▶ _Given problem_
Write out all the lines again, precisely as they stand, but without the images.

▶ _Provided material_
....
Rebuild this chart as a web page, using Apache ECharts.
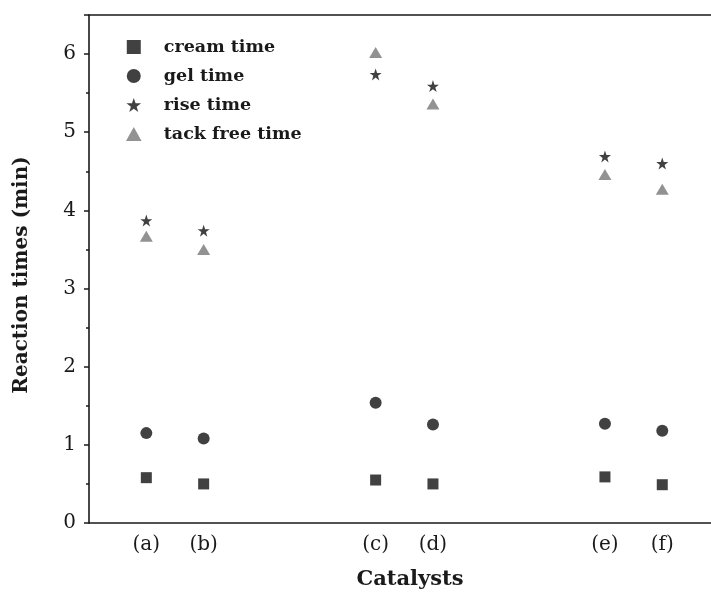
<!DOCTYPE html>
<html>
<head>
<meta charset="utf-8">
<script src="https://cdn.jsdelivr.net/npm/echarts@6/dist/echarts.min.js"></script>
<style>
  html, body { margin: 0; padding: 0; background: #fff; }
  #chart { width: 711px; height: 595px; }
</style>
</head>
<body>
<div id="chart"></div>
<script>
// Catalyst labels and their positions along the x axis (three pairs)
const catalysts = ['(a)', '(b)', '(c)', '(d)', '(e)', '(f)'];
const catalystPos = [1, 2, 5, 6, 9, 10];

// Reaction times in minutes
const creamTime = [0.58, 0.50, 0.55, 0.50, 0.59, 0.49];
const gelTime = [1.15, 1.08, 1.54, 1.26, 1.27, 1.18];
const riseTime = [3.87, 3.74, 5.74, 5.59, 4.69, 4.60];
const tackFreeTime = [3.67, 3.50, 6.02, 5.36, 4.46, 4.27];

const yTicks = [0, 1, 2, 3, 4, 5, 6];

const STAR = 'path://M50,0 L61.8,35.1 L98.1,35.1 L68.7,56.8 L79.4,91.9 L50,70 L20.6,91.9 L31.3,56.8 L1.9,35.1 L38.2,35.1 Z';
const SQUARE = 'path://M0,0H10V10H0Z';
const TRIANGLE = 'path://M5,0L10,9H0Z';
const FONT = '"DejaVu Serif", "Liberation Serif", serif';

const pairs = vals => vals.map((v, i) => [catalystPos[i], v]);
const labelAt = {};
catalystPos.forEach((p, i) => { labelAt[p] = catalysts[i]; });

const chart = echarts.init(document.getElementById('chart'), null, { renderer: 'canvas' });

const X_MIN = 0, X_MAX = 10.85;
const axisColor = '#1a1a1a';
const markColor = '#111';

chart.setOption({
  backgroundColor: '#fff',
  animation: false,
  grid: { left: 89, top: 15, bottom: 72, right: 0, show: false },
  legend: {
    orient: 'vertical',
    left: 121, top: 33,
    itemWidth: 50, itemHeight: 14, itemGap: 11,
    textStyle: { fontFamily: FONT, fontWeight: 'bold', fontSize: 17.5, color: '#1a1a1a' },
    data: [
      { name: 'cream time', icon: SQUARE },
      { name: 'gel time', icon: 'circle' },
      { name: 'rise time', icon: STAR },
      { name: 'tack free time', icon: TRIANGLE }
    ]
  },
  xAxis: [{
    type: 'value',
    min: X_MIN, max: X_MAX, interval: 1,
    name: 'Catalysts',
    nameLocation: 'middle',
    nameGap: 46,
    nameTextStyle: { fontFamily: FONT, fontWeight: 'bold', fontSize: 21, color: '#1a1a1a', padding: [0, 0, 0, 20] },
    axisLine: { show: true, lineStyle: { color: axisColor, width: 1.6 } },
    axisTick: { show: false },
    splitLine: { show: false },
    axisLabel: {
      margin: 12,
      fontFamily: FONT, fontSize: 20, color: '#1a1a1a',
      showMaxLabel: false,
      formatter: v => labelAt[v] || ''
    }
  }, {
    // top frame line
    type: 'value', position: 'top',
    min: X_MIN, max: X_MAX,
    axisLine: { show: true, lineStyle: { color: axisColor, width: 1.6 } },
    axisTick: { show: false },
    axisLabel: { show: false },
    splitLine: { show: false }
  }],
  yAxis: {
    type: 'value',
    min: 0, max: 6.5, interval: 1,
    name: 'Reaction times (min)',
    nameLocation: 'middle',
    nameGap: 57,
    nameTextStyle: { fontFamily: FONT, fontWeight: 'bold', fontSize: 20, color: '#1a1a1a', padding: [0, 12, 0, 0] },
    axisLine: { show: true, lineStyle: { color: axisColor, width: 1.6 } },
    axisTick: { show: true, inside: false, length: 5, lineStyle: { color: axisColor, width: 1.5 } },
    minorTick: { show: true, splitNumber: 2, length: 3, lineStyle: { color: axisColor, width: 1.5 } },
    splitLine: { show: false },
    axisLabel: {
      margin: 13,
      fontFamily: FONT, fontSize: 20, color: '#1a1a1a',
      formatter: v => (yTicks.indexOf(v) >= 0 ? String(v) : '')
    }
  },
  series: [
    { name: 'cream time', type: 'scatter', symbol: 'rect', symbolSize: 11,
      itemStyle: { color: markColor }, data: pairs(creamTime) },
    { name: 'gel time', type: 'scatter', symbol: 'circle', symbolSize: 12,
      itemStyle: { color: markColor }, data: pairs(gelTime) },
    { name: 'rise time', type: 'scatter', symbol: STAR, symbolSize: 12,
      itemStyle: { color: markColor }, data: pairs(riseTime) },
    { name: 'tack free time', type: 'scatter', symbol: 'triangle', symbolSize: [13, 11],
      itemStyle: { color: '#777' }, data: pairs(tackFreeTime) }
  ]
});
</script>
</body>
</html>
....
▶ _Reply to the exercise_
Rebuild this chart as a web page, using Apache ECharts.
<!DOCTYPE html>
<html>
<head>
<meta charset="utf-8">
<script src="https://cdn.jsdelivr.net/npm/echarts@6/dist/echarts.min.js"></script>
<style>
  html, body { margin: 0; padding: 0; background: #fff; }
  #chart { width: 711px; height: 595px; }
</style>
</head>
<body>
<div id="chart"></div>
<script>
// Catalyst labels and their positions along the x axis (three pairs)
const catalysts = ['(a)', '(b)', '(c)', '(d)', '(e)', '(f)'];
const catalystPos = [1, 2, 5, 6, 9, 10];

// Reaction times in minutes
const creamTime = [0.58, 0.50, 0.55, 0.50, 0.59, 0.49];
const gelTime = [1.15, 1.08, 1.54, 1.26, 1.27, 1.18];
const riseTime = [3.87, 3.74, 5.74, 5.59, 4.69, 4.60];
const tackFreeTime = [3.67, 3.50, 6.02, 5.36, 4.46, 4.27];

const yTicks = [0, 1, 2, 3, 4, 5, 6];

const STAR = 'path://M50,0 L61.8,35.1 L98.1,35.1 L68.7,56.8 L79.4,91.9 L50,70 L20.6,91.9 L31.3,56.8 L1.9,35.1 L38.2,35.1 Z';
const SQUARE = 'path://M0,0H10V10H0Z';
const TRIANGLE = 'path://M5,0L10,9H0Z';
const FONT = '"DejaVu Serif", "Liberation Serif", serif';

const pairs = vals => vals.map((v, i) => [catalystPos[i], v]);
const labelAt = {};
catalystPos.forEach((p, i) => { labelAt[p] = catalysts[i]; });

const chart = echarts.init(document.getElementById('chart'), null, { renderer: 'canvas' });

const X_MIN = 0, X_MAX = 10.85;
const axisColor = '#1a1a1a';
const markColor = '#111';

chart.setOption({
  backgroundColor: '#fff',
  animation: false,
  grid: { left: 89, top: 15, bottom: 72, right: 0, show: false },
  legend: {
    orient: 'vertical',
    left: 121, top: 33,
    itemWidth: 50, itemHeight: 14, itemGap: 11,
    textStyle: { fontFamily: FONT, fontWeight: 'bold', fontSize: 17.5, color: '#1a1a1a' },
    data: [
      { name: 'cream time', icon: SQUARE },
      { name: 'gel time', icon: 'circle' },
      { name: 'rise time', icon: STAR },
      { name: 'tack free time', icon: TRIANGLE }
    ]
  },
  xAxis: [{
    type: 'value',
    min: X_MIN, max: X_MAX, interval: 1,
    name: 'Catalysts',
    nameLocation: 'middle',
    nameGap: 46,
    nameTextStyle: { fontFamily: FONT, fontWeight: 'bold', fontSize: 21, color: '#1a1a1a', padding: [0, 0, 0, 20] },
    axisLine: { show: true, lineStyle: { color: axisColor, width: 1.6 } },
    axisTick: { show: false },
    splitLine: { show: false },
    axisLabel: {
      margin: 12,
      fontFamily: FONT, fontSize: 20, color: '#1a1a1a',
      showMaxLabel: false,
      formatter: v => labelAt[v] || ''
    }
  }, {
    // top frame line
    type: 'value', position: 'top',
    min: X_MIN, max: X_MAX,
    axisLine: { show: true, lineStyle: { color: axisColor, width: 1.6 } },
    axisTick: { show: false },
    axisLabel: { show: false },
    splitLine: { show: false }
  }],
  yAxis: {
    type: 'value',
    min: 0, max: 6.5, interval: 1,
    name: 'Reaction times (min)',
    nameLocation: 'middle',
    nameGap: 57,
    nameTextStyle: { fontFamily: FONT, fontWeight: 'bold', fontSize: 20, color: '#1a1a1a', padding: [0, 12, 0, 0] },
    axisLine: { show: true, lineStyle: { color: axisColor, width: 1.6 } },
    axisTick: { show: true, inside: false, length: 5, lineStyle: { color: axisColor, width: 1.5 } },
    minorTick: { show: true, splitNumber: 2, length: 3, lineStyle: { color: axisColor, width: 1.5 } },
    splitLine: { show: false },
    axisLabel: {
      margin: 13,
      fontFamily: FONT, fontSize: 20, color: '#1a1a1a',
      formatter: v => (yTicks.indexOf(v) >= 0 ? String(v) : '')
    }
  },
  series: [
    { name: 'cream time', type: 'scatter', symbol: 'rect', symbolSize: 11,
      itemStyle: { color: markColor }, data: pairs(creamTime) },
    { name: 'gel time', type: 'scatter', symbol: 'circle', symbolSize: 12,
      itemStyle: { color: markColor }, data: pairs(gelTime) },
    { name: 'rise time', type: 'scatter', symbol: STAR, symbolSize: 12,
      itemStyle: { color: markColor }, data: pairs(riseTime) },
    { name: 'tack free time', type: 'scatter', symbol: 'triangle', symbolSize: [13, 11],
      itemStyle: { color: '#777' }, data: pairs(tackFreeTime) }
  ]
});
</script>
</body>
</html>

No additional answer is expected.